5 Degrees of Difference




At the weekend I went to a wonderful "service" at a small church in Clevedon. My brother-in-law, Noel Hector, is the priest. He organised an afternoon's celebration of the 150th anniversary of the On the Origin of Species which included readings, hymns, the first performance of an original piece of words and music about Darwin and a discussion panel afterwards.

The afternoon was a lovely and fascinating reminder of the extraordinary contribution Darwin has made not just to our understanding of evolution of species, but to our concept of God. The Jesuit priest and philosopher Teilhard de Chardin viewed mankind and human consciousness as evolving alongside all of evolution - eventually reaching pure consciousness where humanity and God become one, which is the end of time. An extraordinary idea that I will have to take serious time out to think about! His views were suppressed by the Vatican.

The afternoon in Clevedon began with reading Genesis 1, the one that always causes the trouble because of multiplying, filling the earth and subduing it. I hadn't realised it was based on an older poem written in Mesopotamia. It begs the question how it can be viewed as fact if its foundations are poetic - but it is not surprising that a powerful way to view the origin of the universe is through poetry. The science is mind-blowing enough but doesn't begin to question why.



There is another theory behind Genesis, and all the other creation myths that exist. That they are folk memories expressing the trauma and wonder that was the end of the last ice age. Ice ages come and go as temperatures get colder, then warmer again. But temperature doesn't vary uniformly, rather more like a saw-tooth pattern than an even, oscillating wave. There is a slow build up to a cold phase over many thousands of years as temperatures slowly fall and species slowly move away. The snow and ice build up takes a long time and stays in place for a long time.

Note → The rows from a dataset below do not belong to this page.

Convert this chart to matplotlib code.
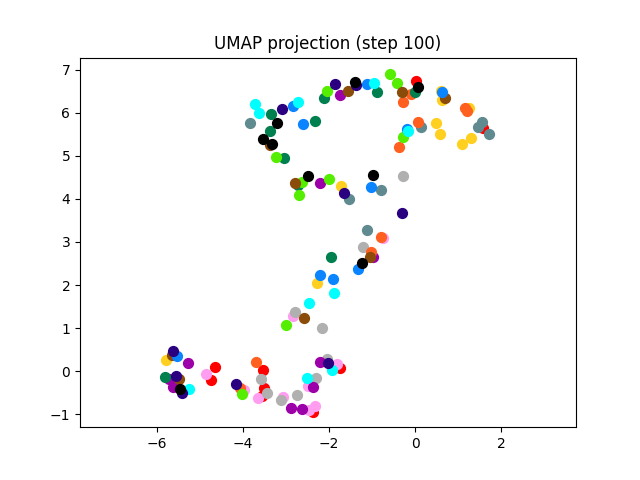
import matplotlib
matplotlib.use("Agg")
import matplotlib.pyplot as plt

# one list of (x, y) per cluster colour
black = [(-3.21, 5.77), (-3.53, 5.40), (-3.33, 5.28), (-2.49, 4.53), (-1.40, 6.72),
         (0.07, 6.60), (-0.98, 4.56), (-1.23, 2.51), (-5.47, -0.42)]
indigo = [(-3.09, 6.09), (-1.86, 6.67), (-1.37, 6.65), (-1.65, 4.14), (-0.30, 3.67),
          (-5.63, 0.47), (-5.56, -0.12), (-5.42, -0.51), (-4.16, -0.30), (-2.02, 0.19)]
cyan = [(-3.72, 6.21), (-3.63, 6.00), (-2.72, 6.26), (-0.95, 6.70), (-0.16, 5.58),
        (-1.88, 1.81), (-2.47, 1.58), (-5.26, -0.42), (-1.93, 0.02), (-2.51, -0.16)]
blue = [(-2.84, 6.16), (-2.60, 5.74), (-1.12, 6.67), (0.63, 6.47), (-0.19, 5.63),
        (-1.02, 4.28), (-1.33, 2.37), (-2.21, 2.23), (-1.91, 2.14), (-5.53, 0.35)]
green = [(-3.35, 5.98), (-3.37, 5.58), (-2.33, 5.81), (-3.05, 4.95), (-2.12, 6.35),
         (-0.88, 6.47), (0.00, 6.47), (-2.72, 4.33), (-1.95, 2.65), (-5.81, -0.14)]
lime = [(-3.23, 4.98), (-2.05, 6.51), (-0.58, 6.91), (-0.42, 6.70), (-0.28, 5.44),
        (-2.63, 4.40), (-2.70, 4.09), (-2.00, 4.47), (-3.00, 1.07), (-4.02, -0.53)]
orange = [(-0.09, 6.44), (-0.28, 6.26), (1.16, 6.12), (1.21, 6.05), (0.07, 5.79),
          (-0.37, 5.21), (-0.79, 3.12), (-1.02, 2.77), (-3.70, 0.21), (-4.07, -0.40)]
red = [(0.02, 6.74), (1.58, 5.65), (-4.65, 0.09), (-4.74, -0.21), (-3.53, 0.02),
       (-3.51, -0.40), (-3.56, -0.58), (-1.74, 0.07), (-2.37, -0.95)]
gold = [(0.60, 6.51), (0.63, 6.30), (1.26, 6.12), (0.49, 5.77), (0.58, 5.51),
        (1.30, 5.42), (1.09, 5.28), (-1.72, 4.30), (-2.28, 2.05), (-5.79, 0.26)]
brown = [(-3.37, 5.26), (-1.56, 6.51), (-0.30, 6.47), (0.70, 6.35), (-2.79, 4.37),
         (-1.05, 2.65), (-2.58, 1.23), (-5.65, 0.37), (-5.49, -0.19)]
purple = [(-1.74, 6.42), (-2.21, 4.37), (-0.98, 2.65), (-5.28, 0.19), (-5.72, -0.19),
          (-5.63, -0.37), (-2.21, 0.21), (-2.37, -0.37), (-2.88, -0.86), (-2.63, -0.88)]
pink = [(-0.74, 3.09), (-2.84, 1.28), (-4.86, -0.07), (-3.98, -0.44), (-3.65, -0.63),
        (-1.81, 0.16), (-2.49, -0.35), (-3.07, -0.60), (-2.47, -0.91), (-2.33, -0.81)]
gray = [(-0.28, 4.53), (-1.21, 2.88), (-2.79, 1.37), (-2.16, 1.00), (-3.58, -0.19),
        (-3.44, -0.51), (-2.05, 0.28), (-2.30, -0.16), (-3.12, -0.67), (-2.74, -0.56)]
slate = [(-3.84, 5.77), (-1.53, 4.00), (-0.79, 4.21), (-1.12, 3.28), (0.14, 5.67),
         (1.56, 5.79), (1.47, 5.67), (1.72, 5.51)]

clusters = [
    (red, "#ff0000"), (pink, "#ff9ef0"), (gray, "#b0b0b0"), (purple, "#9c00a8"),
    (slate, "#5f8b90"), (gold, "#ffd020"), (orange, "#ff6020"), (green, "#007f4f"),
    (lime, "#55ee00"), (brown, "#8b4c0a"), (blue, "#0a84ff"), (cyan, "#00ffff"),
    (indigo, "#2a0080"), (black, "#000000"),
]

fig, ax = plt.subplots(figsize=(6.4, 4.8), dpi=100)
for pts, col in clusters:
    xs = [p[0] for p in pts]
    ys = [p[1] for p in pts]
    ax.scatter(xs, ys, c=col, s=50)

ax.set_xlim(-7.79, 3.74)
ax.set_ylim(-1.30, 7.28)
ax.set_title("UMAP projection (step 100)")
fig.savefig("out.png")
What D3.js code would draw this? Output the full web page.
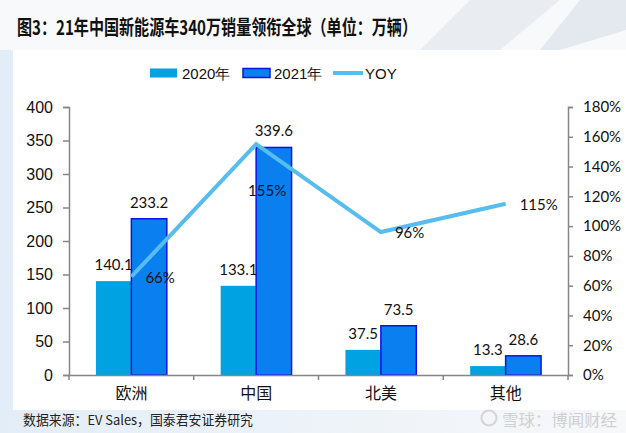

But the end of ice ages, caused by all kinds of oscillations of the earth, is dramatic and fast. Sun and warmth melt the snow, less snow means less light reflected back, more warming, more loss of ice cover - and suddenly you have an ice free landscape. In some places it can happen in a human lifetime. What was once barren and freezing becomes warm and lush. Where once there were frozen glaciers now rivers flow. Dramatic events like the breaching of vast ice age lakes caused catastrophic flooding, especially in N America and parts of Europe. Noah's floods for real. The N Sea became sea instead of a vast tundra - it must have been astonishing for our ancestors who witnessed the world change before their eyes.



The Garden of Eden, paradise garden, the sudden flowing of the sacred rivers of India etc could all be poetic ways of expressing the greening of the land post the ice age.

And what strikes me as fascinating is that the fast warming of the earth produced a flowering of spirituality and creativity as people tried to cope with a dramatically changing planet. Art, weaponry, husbandry, social groupings etc all changed.

It is also worthy of note that the average temperature difference between the depths of the last ice age, where thick ice sheets covered most of the N hemisphere, and now is only 5 degrees. 5 degrees is all it took for the world to change beyond recognition. 5 degrees of warming over this century is what we are looking at if we don't succeed in holding down CO2 emissions.

I wonder if, as the earth changes, we will see a turing back to religion as we all grapple with what is happening. And if so, I wonder if it will be the extreme religions that will seem attractive, offering certainty in an uncertain world.

Who knows, but we will react, we will have to deal with what will inevitably be a difficult and perhaps dramatic time ahead over the next century. Are the world's religions ready to respond? Some I suspect are more ready than others.